_Problem:_ Give the lines of the material verbatim, from the first line to the line with "W, H = 1358, 594", including both.

_Data shown:_

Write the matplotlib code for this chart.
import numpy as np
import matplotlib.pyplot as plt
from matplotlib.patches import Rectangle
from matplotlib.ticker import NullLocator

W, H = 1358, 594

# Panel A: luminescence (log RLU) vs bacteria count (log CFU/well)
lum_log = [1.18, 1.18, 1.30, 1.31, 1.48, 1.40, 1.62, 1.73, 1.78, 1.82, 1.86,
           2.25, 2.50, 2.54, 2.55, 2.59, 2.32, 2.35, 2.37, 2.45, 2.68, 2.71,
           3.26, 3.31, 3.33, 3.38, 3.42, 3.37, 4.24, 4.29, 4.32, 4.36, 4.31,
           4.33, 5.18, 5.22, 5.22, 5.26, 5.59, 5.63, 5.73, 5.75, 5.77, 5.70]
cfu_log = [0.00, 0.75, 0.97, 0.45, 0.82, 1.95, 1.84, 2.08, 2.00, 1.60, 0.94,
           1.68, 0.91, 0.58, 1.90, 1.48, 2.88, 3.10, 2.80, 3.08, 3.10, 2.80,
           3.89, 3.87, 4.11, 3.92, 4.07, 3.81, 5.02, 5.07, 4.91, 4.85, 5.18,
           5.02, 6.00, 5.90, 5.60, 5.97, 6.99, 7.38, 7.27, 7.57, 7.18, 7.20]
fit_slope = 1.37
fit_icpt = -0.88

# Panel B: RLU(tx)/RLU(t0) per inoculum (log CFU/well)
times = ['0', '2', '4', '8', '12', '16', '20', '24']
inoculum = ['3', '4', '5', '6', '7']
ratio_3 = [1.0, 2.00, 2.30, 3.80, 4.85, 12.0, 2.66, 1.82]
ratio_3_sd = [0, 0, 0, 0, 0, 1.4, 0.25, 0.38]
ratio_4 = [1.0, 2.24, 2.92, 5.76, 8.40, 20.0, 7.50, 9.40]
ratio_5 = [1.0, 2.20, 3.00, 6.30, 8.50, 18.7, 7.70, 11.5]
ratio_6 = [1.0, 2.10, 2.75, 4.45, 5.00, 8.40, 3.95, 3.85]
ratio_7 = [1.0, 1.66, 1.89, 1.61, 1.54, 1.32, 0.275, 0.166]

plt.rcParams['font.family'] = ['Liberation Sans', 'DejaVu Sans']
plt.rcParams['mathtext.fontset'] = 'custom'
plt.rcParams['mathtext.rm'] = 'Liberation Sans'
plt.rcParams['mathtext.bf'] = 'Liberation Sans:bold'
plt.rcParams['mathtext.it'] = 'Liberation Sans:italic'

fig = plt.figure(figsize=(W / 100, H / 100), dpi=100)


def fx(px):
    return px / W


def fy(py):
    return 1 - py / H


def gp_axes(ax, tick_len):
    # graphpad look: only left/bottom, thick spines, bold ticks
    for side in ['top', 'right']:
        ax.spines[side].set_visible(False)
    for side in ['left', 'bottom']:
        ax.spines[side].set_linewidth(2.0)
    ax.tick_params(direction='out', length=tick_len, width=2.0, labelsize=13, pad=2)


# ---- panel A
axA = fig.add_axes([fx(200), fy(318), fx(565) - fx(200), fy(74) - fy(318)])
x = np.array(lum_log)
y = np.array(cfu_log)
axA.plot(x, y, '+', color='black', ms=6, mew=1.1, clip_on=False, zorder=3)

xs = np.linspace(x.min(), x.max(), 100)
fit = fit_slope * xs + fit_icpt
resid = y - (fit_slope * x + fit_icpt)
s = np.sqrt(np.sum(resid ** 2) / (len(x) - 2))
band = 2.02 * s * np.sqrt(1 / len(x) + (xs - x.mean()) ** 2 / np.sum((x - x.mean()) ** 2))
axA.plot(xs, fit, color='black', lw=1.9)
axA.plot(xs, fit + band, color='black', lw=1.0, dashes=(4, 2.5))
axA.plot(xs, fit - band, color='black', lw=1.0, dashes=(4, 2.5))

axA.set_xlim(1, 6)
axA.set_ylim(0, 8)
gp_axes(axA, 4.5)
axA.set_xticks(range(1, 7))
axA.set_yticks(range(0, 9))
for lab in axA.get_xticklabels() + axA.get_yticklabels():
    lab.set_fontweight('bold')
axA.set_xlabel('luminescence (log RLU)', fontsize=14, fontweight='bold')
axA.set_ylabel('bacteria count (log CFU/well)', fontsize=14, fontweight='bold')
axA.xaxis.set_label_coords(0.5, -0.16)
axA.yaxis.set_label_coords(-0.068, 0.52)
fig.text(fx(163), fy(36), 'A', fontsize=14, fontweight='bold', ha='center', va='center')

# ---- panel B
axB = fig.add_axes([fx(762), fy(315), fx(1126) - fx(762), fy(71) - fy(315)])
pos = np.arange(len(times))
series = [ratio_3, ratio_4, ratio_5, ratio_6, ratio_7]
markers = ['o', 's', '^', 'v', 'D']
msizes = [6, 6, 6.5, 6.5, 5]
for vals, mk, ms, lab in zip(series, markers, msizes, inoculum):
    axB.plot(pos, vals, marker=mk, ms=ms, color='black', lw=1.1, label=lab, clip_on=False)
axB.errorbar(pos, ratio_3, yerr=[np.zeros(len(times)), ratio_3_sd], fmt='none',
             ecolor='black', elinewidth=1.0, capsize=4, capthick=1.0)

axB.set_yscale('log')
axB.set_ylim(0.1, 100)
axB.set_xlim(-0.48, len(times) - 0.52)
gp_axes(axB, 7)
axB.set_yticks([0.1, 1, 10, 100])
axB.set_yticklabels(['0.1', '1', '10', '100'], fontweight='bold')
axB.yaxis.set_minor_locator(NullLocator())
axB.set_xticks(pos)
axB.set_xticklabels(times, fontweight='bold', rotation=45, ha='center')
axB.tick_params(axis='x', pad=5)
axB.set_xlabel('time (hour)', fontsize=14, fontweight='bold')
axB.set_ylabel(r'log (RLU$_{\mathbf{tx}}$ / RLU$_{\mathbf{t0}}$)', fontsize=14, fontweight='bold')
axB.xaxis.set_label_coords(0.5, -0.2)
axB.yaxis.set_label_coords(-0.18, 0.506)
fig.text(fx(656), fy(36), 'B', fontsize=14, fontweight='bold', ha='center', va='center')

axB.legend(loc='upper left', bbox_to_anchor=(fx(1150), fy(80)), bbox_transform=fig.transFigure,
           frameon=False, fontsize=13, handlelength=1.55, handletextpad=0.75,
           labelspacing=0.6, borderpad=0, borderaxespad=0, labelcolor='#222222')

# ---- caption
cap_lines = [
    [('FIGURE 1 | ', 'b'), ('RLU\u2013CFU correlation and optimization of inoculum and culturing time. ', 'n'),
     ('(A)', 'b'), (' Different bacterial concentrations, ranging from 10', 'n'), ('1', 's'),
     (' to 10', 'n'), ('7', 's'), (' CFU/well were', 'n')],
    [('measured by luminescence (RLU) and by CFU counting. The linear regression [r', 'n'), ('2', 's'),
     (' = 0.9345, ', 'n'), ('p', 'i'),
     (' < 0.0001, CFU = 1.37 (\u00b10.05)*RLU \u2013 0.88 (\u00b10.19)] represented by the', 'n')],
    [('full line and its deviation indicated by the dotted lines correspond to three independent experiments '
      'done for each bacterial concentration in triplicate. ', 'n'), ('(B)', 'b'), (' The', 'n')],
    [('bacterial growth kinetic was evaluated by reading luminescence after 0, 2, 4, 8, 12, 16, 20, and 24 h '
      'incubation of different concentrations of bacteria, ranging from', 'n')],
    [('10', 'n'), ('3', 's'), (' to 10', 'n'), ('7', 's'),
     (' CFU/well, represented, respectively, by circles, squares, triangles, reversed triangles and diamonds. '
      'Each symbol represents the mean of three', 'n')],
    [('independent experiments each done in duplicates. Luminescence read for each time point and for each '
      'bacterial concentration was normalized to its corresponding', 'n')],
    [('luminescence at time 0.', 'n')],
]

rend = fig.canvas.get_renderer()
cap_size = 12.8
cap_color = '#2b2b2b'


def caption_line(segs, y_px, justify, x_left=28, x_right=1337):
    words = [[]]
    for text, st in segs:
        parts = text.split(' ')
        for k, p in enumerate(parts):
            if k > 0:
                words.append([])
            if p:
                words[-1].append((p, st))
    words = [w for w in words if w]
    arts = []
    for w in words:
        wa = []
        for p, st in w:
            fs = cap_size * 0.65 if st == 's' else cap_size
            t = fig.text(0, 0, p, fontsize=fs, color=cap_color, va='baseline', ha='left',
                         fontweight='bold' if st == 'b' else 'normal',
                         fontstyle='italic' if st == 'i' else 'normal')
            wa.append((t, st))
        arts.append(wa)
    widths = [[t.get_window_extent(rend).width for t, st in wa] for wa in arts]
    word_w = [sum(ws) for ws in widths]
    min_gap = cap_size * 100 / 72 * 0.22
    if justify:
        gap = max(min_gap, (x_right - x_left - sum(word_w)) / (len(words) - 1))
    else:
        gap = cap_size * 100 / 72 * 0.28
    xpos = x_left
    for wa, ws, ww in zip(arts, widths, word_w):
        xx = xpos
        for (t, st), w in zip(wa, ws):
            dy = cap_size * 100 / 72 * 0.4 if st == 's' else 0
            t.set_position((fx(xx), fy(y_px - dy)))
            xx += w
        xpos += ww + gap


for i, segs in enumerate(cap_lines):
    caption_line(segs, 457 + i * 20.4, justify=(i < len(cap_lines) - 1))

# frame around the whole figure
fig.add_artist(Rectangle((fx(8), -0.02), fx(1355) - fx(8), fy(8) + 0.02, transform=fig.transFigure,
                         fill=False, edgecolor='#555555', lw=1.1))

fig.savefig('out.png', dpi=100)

_Response to this exercise:_
Write the matplotlib code for this chart.
import numpy as np
import matplotlib.pyplot as plt
from matplotlib.patches import Rectangle
from matplotlib.ticker import NullLocator

W, H = 1358, 594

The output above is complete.